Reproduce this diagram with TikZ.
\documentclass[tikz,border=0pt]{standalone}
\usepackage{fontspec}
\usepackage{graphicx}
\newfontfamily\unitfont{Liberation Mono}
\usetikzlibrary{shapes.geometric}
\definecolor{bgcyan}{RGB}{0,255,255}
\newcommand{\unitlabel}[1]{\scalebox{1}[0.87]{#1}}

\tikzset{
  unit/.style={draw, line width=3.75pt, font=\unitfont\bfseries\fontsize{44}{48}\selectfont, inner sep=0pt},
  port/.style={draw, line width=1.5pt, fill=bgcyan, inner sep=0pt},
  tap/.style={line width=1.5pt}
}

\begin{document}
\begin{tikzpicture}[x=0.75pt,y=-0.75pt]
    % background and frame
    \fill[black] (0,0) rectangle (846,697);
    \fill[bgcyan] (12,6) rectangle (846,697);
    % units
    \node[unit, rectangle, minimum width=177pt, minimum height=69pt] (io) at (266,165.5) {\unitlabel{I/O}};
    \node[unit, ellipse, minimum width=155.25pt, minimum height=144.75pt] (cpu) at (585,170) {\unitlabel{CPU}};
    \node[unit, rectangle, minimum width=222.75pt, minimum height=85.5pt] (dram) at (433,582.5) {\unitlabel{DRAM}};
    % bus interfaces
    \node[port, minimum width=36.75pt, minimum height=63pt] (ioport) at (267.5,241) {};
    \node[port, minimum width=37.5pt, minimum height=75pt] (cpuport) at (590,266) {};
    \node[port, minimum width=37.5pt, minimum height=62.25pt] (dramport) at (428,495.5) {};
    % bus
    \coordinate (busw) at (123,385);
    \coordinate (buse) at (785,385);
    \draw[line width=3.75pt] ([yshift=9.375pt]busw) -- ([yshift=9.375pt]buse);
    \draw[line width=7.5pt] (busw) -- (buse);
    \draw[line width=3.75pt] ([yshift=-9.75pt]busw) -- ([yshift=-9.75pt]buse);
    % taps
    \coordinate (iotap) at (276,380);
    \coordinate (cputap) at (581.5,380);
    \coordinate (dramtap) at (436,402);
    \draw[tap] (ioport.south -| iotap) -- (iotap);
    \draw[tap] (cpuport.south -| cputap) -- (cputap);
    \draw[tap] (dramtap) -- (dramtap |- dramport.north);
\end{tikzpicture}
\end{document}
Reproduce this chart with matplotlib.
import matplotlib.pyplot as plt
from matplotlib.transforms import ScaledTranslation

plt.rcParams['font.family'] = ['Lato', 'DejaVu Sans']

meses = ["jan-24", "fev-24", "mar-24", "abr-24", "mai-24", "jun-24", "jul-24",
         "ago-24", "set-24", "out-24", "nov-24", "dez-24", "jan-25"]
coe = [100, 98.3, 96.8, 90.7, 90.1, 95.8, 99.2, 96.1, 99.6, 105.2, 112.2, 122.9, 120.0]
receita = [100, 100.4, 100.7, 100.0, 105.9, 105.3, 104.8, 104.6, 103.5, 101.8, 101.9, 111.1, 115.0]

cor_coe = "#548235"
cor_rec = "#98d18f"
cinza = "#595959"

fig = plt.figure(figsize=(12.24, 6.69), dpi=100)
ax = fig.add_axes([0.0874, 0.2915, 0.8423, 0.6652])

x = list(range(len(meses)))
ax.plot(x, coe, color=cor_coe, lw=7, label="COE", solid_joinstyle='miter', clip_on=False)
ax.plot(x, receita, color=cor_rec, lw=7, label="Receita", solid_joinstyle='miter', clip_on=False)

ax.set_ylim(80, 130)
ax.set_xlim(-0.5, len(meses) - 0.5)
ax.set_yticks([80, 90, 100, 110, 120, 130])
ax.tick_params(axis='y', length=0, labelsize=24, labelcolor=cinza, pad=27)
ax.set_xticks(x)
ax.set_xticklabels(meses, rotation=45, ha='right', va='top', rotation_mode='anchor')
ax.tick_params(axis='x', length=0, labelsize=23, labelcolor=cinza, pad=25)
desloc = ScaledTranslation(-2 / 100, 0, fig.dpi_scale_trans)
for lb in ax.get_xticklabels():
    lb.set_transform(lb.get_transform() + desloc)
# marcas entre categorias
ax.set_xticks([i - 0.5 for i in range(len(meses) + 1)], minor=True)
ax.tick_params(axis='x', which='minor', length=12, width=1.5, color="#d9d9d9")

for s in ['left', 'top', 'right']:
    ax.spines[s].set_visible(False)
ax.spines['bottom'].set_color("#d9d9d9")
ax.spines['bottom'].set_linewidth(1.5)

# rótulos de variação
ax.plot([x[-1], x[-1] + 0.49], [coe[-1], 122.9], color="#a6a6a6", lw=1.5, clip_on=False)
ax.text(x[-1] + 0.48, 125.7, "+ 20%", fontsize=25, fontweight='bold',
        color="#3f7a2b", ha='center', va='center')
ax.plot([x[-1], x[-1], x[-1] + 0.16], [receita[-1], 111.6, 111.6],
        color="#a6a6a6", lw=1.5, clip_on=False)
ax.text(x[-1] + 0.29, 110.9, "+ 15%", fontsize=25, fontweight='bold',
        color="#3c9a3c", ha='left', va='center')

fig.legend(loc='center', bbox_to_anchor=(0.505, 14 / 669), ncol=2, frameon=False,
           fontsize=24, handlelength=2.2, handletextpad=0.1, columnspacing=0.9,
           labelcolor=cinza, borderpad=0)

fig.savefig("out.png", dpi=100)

+++++

• **Written instruction**:
Only the lines from the one bearing "Reproduce this chart with matplotlib." through the one bearing "plt.rcParams['font.family'] = ['Lato', 'DejaVu" should be repeated, exactly as given.

• **Response for this exercise**:
Reproduce this chart with matplotlib.
import matplotlib.pyplot as plt
from matplotlib.transforms import ScaledTranslation

plt.rcParams['font.family'] = ['Lato', 'DejaVu Sans']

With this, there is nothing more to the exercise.